Laura Barnett and Hanna Hindstrom, "
All research to go online,"
Times Higher Education Supplement, September 23, 2004
The Research Councils UK have proposed to mandate that all RCUK fundees make their articles openly accessible online by self-archiving them on the web. In a disappointingly inaccurate THES article (“
All research to go online” Sep 23), the authors get most of the important details wrong. They write:
THES: “[A] benefit of online open access publishing [italics mine] would be that academics and researchers would no longer have to rely on their institutions to provide access to articles published in subscription-only journals.”
Not only is it not open access
publishing but open access
self-archiving (of their own articles, published in subscription-only journals) that the RCUK is mandating for their researchers, but this does not mean that their researchers will no longer rely on their institutions to provide access to the journals they subscribe to: How could my giving away my own published articles online provide me with access to the articles in the journals my institution subscribes to? I give my articles away so other researchers webwide whose institutions cannot afford to subscribe to the journals my articles were published in can nevertheless access and use them. That is how self-archiving (1) maximises my own research impact, and, far more important, how it also (2) maximizes the return on the British public’s yearly £3.5 billion investment in research.
But the THES article misquotes me on (1)
THES ("quoting" SH): “if citations rose by 50 to 250 per cent because of online open-access publishing [sic, again: italics mine, but not the words] researchers could gain more than £2.5 million a year in potential salary increases, grants and funding renewals”
This simply leaves out altogether (2) the far more important £1.5 billion loss in potential returns on the British public’s yearly £3.5 billion pound investment in research (in the form of at least 50% more citations). Nor is this an if/then pipe-dream: The projections are based on objective,
published measurements of the degree to which self-archiving increases research impact.
But by far the worst inaccuracy in the THES article – and it really does a disservice to those who pin their hopes on the RCUK policy for maximising British research impact -- is the gratuitous exaggeration of what is a real but remediable flaw in the current wording of the RCUK proposal. The
current draft says
RCUK: “Deposit should take place at the earliest opportunity, wherever possible at or around the time of publication.”

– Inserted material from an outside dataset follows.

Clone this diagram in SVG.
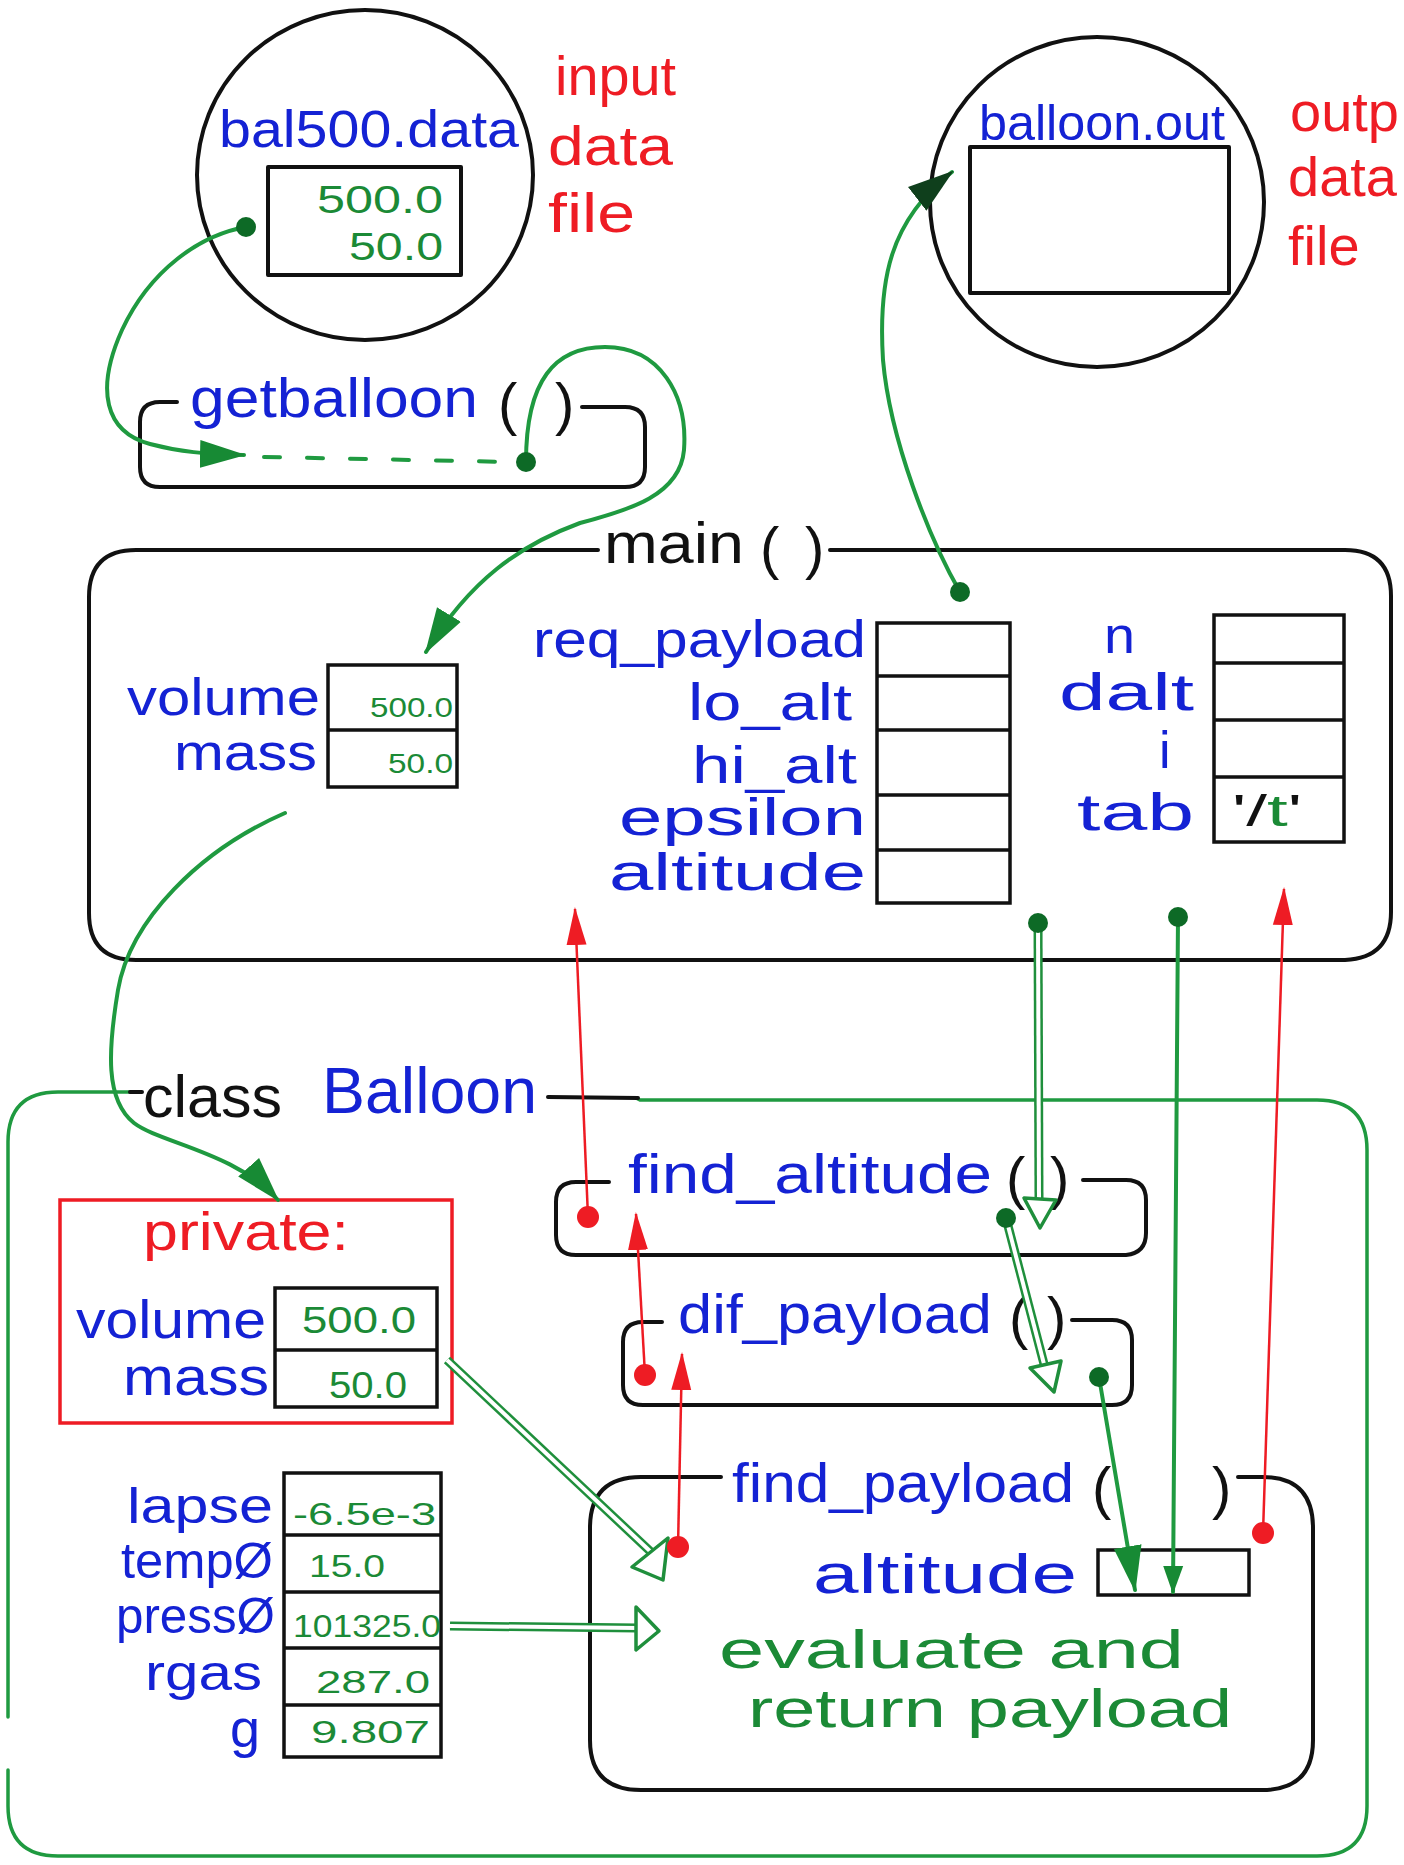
<svg xmlns="http://www.w3.org/2000/svg" width="1404" height="1865" viewBox="0 0 1404 1865">
<style>
text{font-family:"Liberation Sans","DejaVu Sans",sans-serif}
.b{fill:#1422d4}
.r{fill:#ee1c24}
.g{fill:#1b8a36}
.k{fill:#111}
.box{fill:none;stroke:#111;stroke-width:4;stroke-linejoin:round;stroke-linecap:round}
.cell{fill:none;stroke:#111;stroke-width:3.5}
.gbox{fill:none;stroke:#1f9a40;stroke-width:3.5;stroke-linecap:round}
.gl{fill:none;stroke:#1f9a40;stroke-width:4;stroke-linecap:round}
.rl{fill:none;stroke:#ee1c24;stroke-width:2.5}
.dbl{fill:none;stroke:#1f8f3c;stroke-width:9}
.dbli{fill:none;stroke:#fff;stroke-width:4}
.hol{fill:#fff;stroke:#1f8f3c;stroke-width:3.5;stroke-linejoin:round}
.gd{fill:#0d6a26}
.rd{fill:#ee1c24}
</style>
<defs>
<marker id="ahg" markerUnits="userSpaceOnUse" markerWidth="46" markerHeight="32" refX="44" refY="16" orient="auto"><path d="M0,2 L46,16 L0,30 z" fill="#178a34"/></marker>
<marker id="ahgs" markerUnits="userSpaceOnUse" markerWidth="28" markerHeight="22" refX="26" refY="11" orient="auto"><path d="M0,1 L28,11 L0,21 z" fill="#178a34"/></marker>
<marker id="ahd" markerUnits="userSpaceOnUse" markerWidth="46" markerHeight="34" refX="44" refY="17" orient="auto"><path d="M0,2 L46,17 L0,32 z" fill="#0f3f1c"/></marker>
<marker id="ahr" markerUnits="userSpaceOnUse" markerWidth="38" markerHeight="22" refX="36" refY="11" orient="auto"><path d="M0,1 L38,11 L0,21 z" fill="#ee1c24"/></marker>
</defs>

<g id="bal500-data">
<ellipse cx="365" cy="175" rx="168" ry="165" class="box"/>
<text x="219" y="147" font-size="52" textLength="300" lengthAdjust="spacingAndGlyphs" class="b">bal500.data</text>
<rect x="268" y="167" width="193" height="108" class="box"/>
<text x="317" y="213" font-size="38" textLength="126" lengthAdjust="spacingAndGlyphs" class="g">500.0</text>
<text x="349" y="260" font-size="38" textLength="94" lengthAdjust="spacingAndGlyphs" class="g">50.0</text>
<text x="555" y="95" font-size="56" textLength="121" lengthAdjust="spacingAndGlyphs" class="r">input</text>
<text x="548" y="165" font-size="56" textLength="125" lengthAdjust="spacingAndGlyphs" class="r">data</text>
<text x="548" y="232" font-size="56" textLength="87" lengthAdjust="spacingAndGlyphs" class="r">file</text>
</g>

<g id="balloon-out">
<ellipse cx="1097" cy="202" rx="167" ry="165" class="box"/>
<text x="979" y="140" font-size="50" textLength="246" lengthAdjust="spacingAndGlyphs" class="b">balloon.out</text>
<rect x="970" y="147" width="259" height="146" class="box"/>
<text x="1290" y="131" font-size="56" class="r">outp</text>
<text x="1288" y="196" font-size="56" class="r">data</text>
<text x="1288" y="265" font-size="56" class="r">file</text>
</g>

<g id="getballoon">
<path class="box" d="M177,402 H160 Q140,402 140,422 V467 Q140,487 160,487 H625 Q645,487 645,467 V427 Q645,407 625,407 H582"/>
<text x="190" y="417" font-size="56" textLength="288" lengthAdjust="spacingAndGlyphs" class="b">getballoon</text>
<text x="498" y="424" font-size="58" class="k">(</text>
<text x="555" y="424" font-size="58" class="k">)</text>
</g>

<g id="main">
<path class="box" d="M598,550 H136 Q89,550 89,597 V913 Q89,960 136,960 H1345 Q1391,958 1391,912 V596 Q1391,550 1345,550 H830"/>
<text x="604" y="563" font-size="58" textLength="140" lengthAdjust="spacingAndGlyphs" class="k">main</text>
<text x="760" y="568" font-size="58" class="k">(</text>
<text x="805" y="568" font-size="58" class="k">)</text>
<text x="127" y="715" font-size="52" textLength="193" lengthAdjust="spacingAndGlyphs" class="b">volume</text>
<text x="174" y="770" font-size="52" textLength="143" lengthAdjust="spacingAndGlyphs" class="b">mass</text>
<rect x="328" y="665" width="129" height="122" class="cell"/>
<line x1="328" y1="730" x2="457" y2="730" class="cell"/>
<text x="370" y="717" font-size="28" textLength="83" lengthAdjust="spacingAndGlyphs" class="g">500.0</text>
<text x="388" y="773" font-size="28" textLength="65" lengthAdjust="spacingAndGlyphs" class="g">50.0</text>
<g text-anchor="end" font-size="52" class="b">
<text x="866" y="657" textLength="333" lengthAdjust="spacingAndGlyphs">req_payload</text>
<text x="852" y="720" textLength="164" lengthAdjust="spacingAndGlyphs">lo_alt</text>
<text x="857" y="783" textLength="165" lengthAdjust="spacingAndGlyphs">hi_alt</text>
<text x="866" y="835" textLength="247" lengthAdjust="spacingAndGlyphs">epsilon</text>
<text x="866" y="890" textLength="257" lengthAdjust="spacingAndGlyphs">altitude</text>
</g>
<rect x="877" y="623" width="133" height="280" class="cell"/>
<path class="cell" d="M877,676 H1010 M877,730 H1010 M877,795 H1010 M877,850 H1010"/>
<text x="1104" y="653" font-size="52" textLength="31" lengthAdjust="spacingAndGlyphs" class="b">n</text>
<text x="1059" y="710" font-size="52" textLength="135" lengthAdjust="spacingAndGlyphs" class="b">dalt</text>
<text x="1159" y="768" font-size="52" class="b">i</text>
<text x="1077" y="830" font-size="52" textLength="117" lengthAdjust="spacingAndGlyphs" class="b">tab</text>
<rect x="1214" y="615" width="130" height="227" class="cell"/>
<path class="cell" d="M1214,663 H1344 M1214,720 H1344 M1214,777 H1344"/>
<text x="1232" y="826" font-size="44" textLength="70" lengthAdjust="spacingAndGlyphs" class="k">'/<tspan class="g">t</tspan>'</text>
</g>

<g id="class-balloon">
<path class="gbox" d="M134,1092 H58 Q8,1092 8,1142 V1717 M8,1770 V1806 Q8,1856 58,1856 H1317 Q1367,1856 1367,1806 V1150 Q1367,1100 1317,1100 H640 L636,1098"/>
<path class="box" d="M130,1092 H142 M548,1097 L638,1098"/>
<text x="143" y="1117" font-size="60" textLength="139" lengthAdjust="spacingAndGlyphs" class="k">class</text>
<text x="322" y="1113" font-size="64" textLength="215" lengthAdjust="spacingAndGlyphs" class="b">Balloon</text>
</g>

<g id="private">
<rect x="60" y="1200" width="392" height="223" fill="none" stroke="#ee1c24" stroke-width="3.5"/>
<text x="143" y="1250" font-size="54" textLength="206" lengthAdjust="spacingAndGlyphs" class="r">private:</text>
<text x="76" y="1338" font-size="54" textLength="190" lengthAdjust="spacingAndGlyphs" class="b">volume</text>
<text x="123" y="1395" font-size="54" textLength="146" lengthAdjust="spacingAndGlyphs" class="b">mass</text>
<rect x="275" y="1288" width="162" height="119" class="cell"/>
<line x1="275" y1="1350" x2="437" y2="1350" class="cell"/>
<text x="302" y="1333" font-size="36" textLength="114" lengthAdjust="spacingAndGlyphs" class="g">500.0</text>
<text x="329" y="1398" font-size="36" textLength="78" lengthAdjust="spacingAndGlyphs" class="g">50.0</text>
</g>

<g id="constants">
<g text-anchor="end" font-size="50" class="b">
<text x="273" y="1523" textLength="146" lengthAdjust="spacingAndGlyphs">lapse</text>
<text x="273" y="1578" textLength="152" lengthAdjust="spacingAndGlyphs">tempØ</text>
<text x="275" y="1633" textLength="159" lengthAdjust="spacingAndGlyphs">pressØ</text>
<text x="262" y="1690" textLength="117" lengthAdjust="spacingAndGlyphs">rgas</text>
<text x="260" y="1747" font-size="54">g</text>
</g>
<rect x="284" y="1473" width="157" height="284" class="cell"/>
<path class="cell" d="M284,1535 H441 M284,1592 H441 M284,1648 H441 M284,1705 H441"/>
<g font-size="32" class="g">
<text x="293" y="1525" textLength="143" lengthAdjust="spacingAndGlyphs">-6.5e-3</text>
<text x="309" y="1577" textLength="76" lengthAdjust="spacingAndGlyphs">15.0</text>
<text x="293" y="1637" textLength="148" lengthAdjust="spacingAndGlyphs">101325.0</text>
<text x="316" y="1693" textLength="114" lengthAdjust="spacingAndGlyphs">287.0</text>
<text x="311" y="1743" textLength="119" lengthAdjust="spacingAndGlyphs">9.807</text>
</g>
</g>

<g id="find-altitude">
<path class="box" d="M609,1182 H576 Q556,1182 556,1202 V1235 Q556,1255 576,1255 H1126 Q1146,1253 1146,1233 V1200 Q1146,1180 1126,1180 H1083"/>
<text x="628" y="1193" font-size="56" textLength="364" lengthAdjust="spacingAndGlyphs" class="b">find_altitude</text>
<text x="1006" y="1198" font-size="58" class="k">(</text>
<text x="1050" y="1198" font-size="58" class="k">)</text>
</g>

<g id="dif-payload">
<path class="box" d="M662,1322 H643 Q623,1322 623,1342 V1385 Q623,1405 643,1405 H1112 Q1132,1405 1132,1385 V1340 Q1132,1320 1112,1320 H1072"/>
<text x="678" y="1333" font-size="56" textLength="314" lengthAdjust="spacingAndGlyphs" class="b">dif_payload</text>
<text x="1009" y="1338" font-size="58" class="k">(</text>
<text x="1047" y="1338" font-size="58" class="k">)</text>
</g>

<g id="find-payload">
<path class="box" d="M721,1477 H641 Q590,1477 590,1528 V1740 Q590,1790 641,1790 H1262 Q1313,1790 1313,1740 V1528 Q1313,1477 1262,1477 H1238"/>
<text x="732" y="1502" font-size="56" textLength="342" lengthAdjust="spacingAndGlyphs" class="b">find_payload</text>
<text x="1092" y="1508" font-size="58" class="k">(</text>
<text x="1212" y="1508" font-size="58" class="k">)</text>
<text x="813" y="1593" font-size="56" textLength="264" lengthAdjust="spacingAndGlyphs" class="b">altitude</text>
<rect x="1098" y="1550" width="151" height="45" class="cell"/>
<text x="719" y="1668" font-size="54" textLength="465" lengthAdjust="spacingAndGlyphs" class="g">evaluate  and</text>
<text x="748" y="1727" font-size="54" textLength="484" lengthAdjust="spacingAndGlyphs" class="g">return  payload</text>
</g>

<g id="connectors">
<path class="gl" d="M246,227 C200,235 150,270 122,330 C95,390 105,432 150,444 C180,452 205,454 244,455" marker-end="url(#ahg)"/>
<path class="gl" d="M264,457 L512,462" stroke-dasharray="16 27"/>
<circle cx="246" cy="227" r="10" class="gd"/>
<path class="gl" d="M526,462 C526,380 555,347 605,347 C660,347 688,395 684,450 C680,495 630,510 580,523 C520,545 470,580 426,652" marker-end="url(#ahg)"/>
<circle cx="526" cy="462" r="10" class="gd"/>
<path class="gl" d="M960,592 C930,540 890,440 883,360 C878,280 890,220 952,172" marker-end="url(#ahd)"/>
<circle cx="960" cy="592" r="10" class="gd"/>
<path class="gl" d="M285,813 C200,850 130,920 118,990 C108,1050 105,1100 134,1123 C160,1143 235,1152 278,1200" marker-end="url(#ahg)"/>
<path class="dbl" d="M1038,923 L1039,1199"/>
<path class="dbli" d="M1038,923 L1039,1199"/>
<polygon class="hol" points="1024,1198 1056,1200 1040,1228"/>
<circle cx="1038" cy="923" r="10" class="gd"/>
<path class="dbl" d="M1006,1218 L1044,1364"/>
<path class="dbli" d="M1006,1218 L1044,1364"/>
<polygon class="hol" points="1030,1368 1061,1361 1054,1392"/>
<circle cx="1006" cy="1218" r="10" class="gd"/>
<path class="gl" d="M1178,917 L1173,1592" marker-end="url(#ahgs)"/>
<circle cx="1178" cy="917" r="10" class="gd"/>
<path class="gl" d="M1099,1377 L1135,1590" marker-end="url(#ahg)"/>
<circle cx="1099" cy="1377" r="10" class="gd"/>
<path class="dbl" d="M447,1360 L652,1553"/>
<path class="dbli" d="M447,1360 L652,1553"/>
<polygon class="hol" points="632,1567 668,1538 663,1580"/>
<path class="dbl" d="M450,1626 L638,1628"/>
<path class="dbli" d="M450,1626 L638,1628"/>
<polygon class="hol" points="636,1607 659,1631 636,1650"/>
<path class="rl" d="M588,1217 L575,909" marker-end="url(#ahr)"/>
<circle cx="588" cy="1217" r="11" class="rd"/>
<path class="rl" d="M645,1375 L636,1214" marker-end="url(#ahr)"/>
<circle cx="645" cy="1375" r="11" class="rd"/>
<path class="rl" d="M678,1547 L682,1354" marker-end="url(#ahr)"/>
<circle cx="678" cy="1547" r="11" class="rd"/>
<path class="rl" d="M1263,1533 L1284,889" marker-end="url(#ahr)"/>
<circle cx="1263" cy="1533" r="11" class="rd"/>
</g>
</svg>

But the THES article instead says:
THES: “Under the proposals from Research Councils UK, published work would not necessarily go online immediately. Academics and publishers would be allowed a grace period, which could last anywhere from a few months up to several years. The publisher would determine the exclusion period…”
This is utter nonsense, and it would make a nonsense of the RCUK policy, if this were indeed the form it took. The RCUK’s current language simply needs to be made more precise:
SH: “Deposit must take place immediately upon acceptance for publication, and access should be made open at the earliest opportunity, wherever possible at or around the time of publication.”.”
(In the meanwhile, the article has already been made visible webwide, so the authors can already email eprints of it to all those email eprint-requesters whose institutions cannot afford to access it, thereby still maximising its impact -- but with more author keystrokes per article than altogether necessary.)
The 8 co-signatories of the open letter in support of the RCUK policy, including the inventor of the web, Sir Tim Berners-Lee, are quoted correctly on this, but the THES authors don't seem to notice that what they themselves have written in THES is contradicted by the co-signatories' quote:
Berners-Lee et al.“We believe the RCUK should go ahead and implement its immediate [italics mine] self-archiving mandate, without delay.”
(More trivially, the THES authors name 4 universities, corresponding to one each of 4 of the 8 co-signatories, but omit Southampton, the university of all 4 of the remaining co-signatories, including Sir Tim!)
The last piece of nonsense is this:
THES: “Universities are not obliged to implement a repository system, which costs about £80,000 to set up and about £40,000 a year in maintenance.”
This too is based on a flaw in the current wording of the policy, which actually says that the articles
SH: “should be deposited in an appropriate e-print repository (either institutional or subject-based) wherever such a repository is available to the award-holder.”
But the cost of creating and maintaining a repository is in reality
less than 10% of the arbitrary and inflated figures cited by THES.